Nach neun Jahren Freispruch für Monika Böttcher

■ Landgericht Gießen sah die Indizien für den doppelten Kindesmord entkräftet. Staatsanwaltschaft und Nebenklage kündigen Revision gegen das Urteil an

Gießen (taz/dpa) – Neun Jahre nach ihrer Verurteilung zu lebenslanger Haft ist gestern Monika Böttcher (39), geschiedene Weimar, vom Vorwurf freigesprochen worden, ihre beiden Kinder getötet zu haben. Das Landgericht Gießen hob das Urteil des Landgerichts Fulda vom 8.1. 1988 aus Mangel an Beweisen auf.

Das Gericht habe zwar, begründete der Vorsitzende Richter der 6. Strafkammer, noch immer berechtigte Zweifel an der Unschuld der Frau. Einiges aber sei nicht mehr zu klären, anderes habe eher für als gegen sie gesprochen. Der Medienrummel, den dieser Prozeß vor neun Jahren ausgelöst hatte, fand gestern im Wiederaufnahmeverfahren noch einmal seine Entsprechung. Auch diesmal drängten sich lange Schlangen von ZuschauerInnen vor dem Gerichtsgebäude. Seinerzeit hatten sie allerdings lauthals die Verurteilung gefordert, diesmal applaudierten sie nach dem Freispruch.

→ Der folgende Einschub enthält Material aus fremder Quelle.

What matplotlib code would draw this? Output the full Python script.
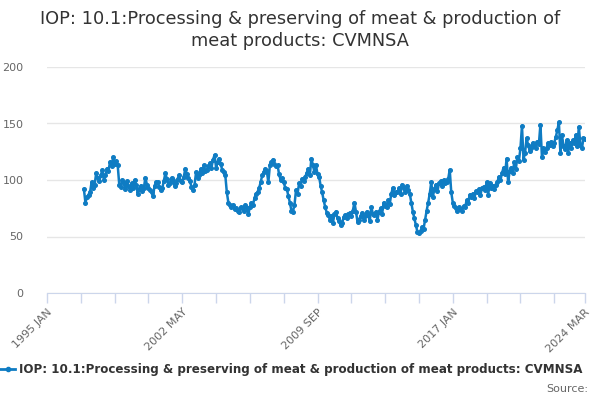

Im Gerichtssaal attestierten sich gestern alle Beteiligten im nachhinein „Fairneß“. Dennoch kündigten sowohl die Staatsanwaltschaft als auch die Nebenklage, die den psychisch schwerkranken Vater der Kinder, Reinhard Weimar, vertritt, an, in Revision gehen zu wollen. Staatsanwalt Bauer: „Wir sind überrascht, aber nicht erschüttert oder frustriert.“ Monika Böttcher, stundenlang bedrängt von Kameras und Blitzlicht, ließ vor allem ihre Anwälte sprechen, ehe sie sich wieder gefaßt hatte. Dann aber strahlte sie und beantwortete auch Fragen zu nun möglichen Ermittlungen gegen ihren Ex-Ehemann, den sie immer wieder beschuldigt hatte: „Mir ist wichtiger, daß die Menschen, die mir nahestehen, mir glauben. Und ich weiß, daß ich es nicht war.“

Unmittelbar nach dem Urteilsspruch kündigte der Verlag Kiepenheuer & Witsch an, daß am 13. Mai unter dem Titel „Ich war Monika Weimar“ die Lebensgeschichte der Ankgeklagten erscheint.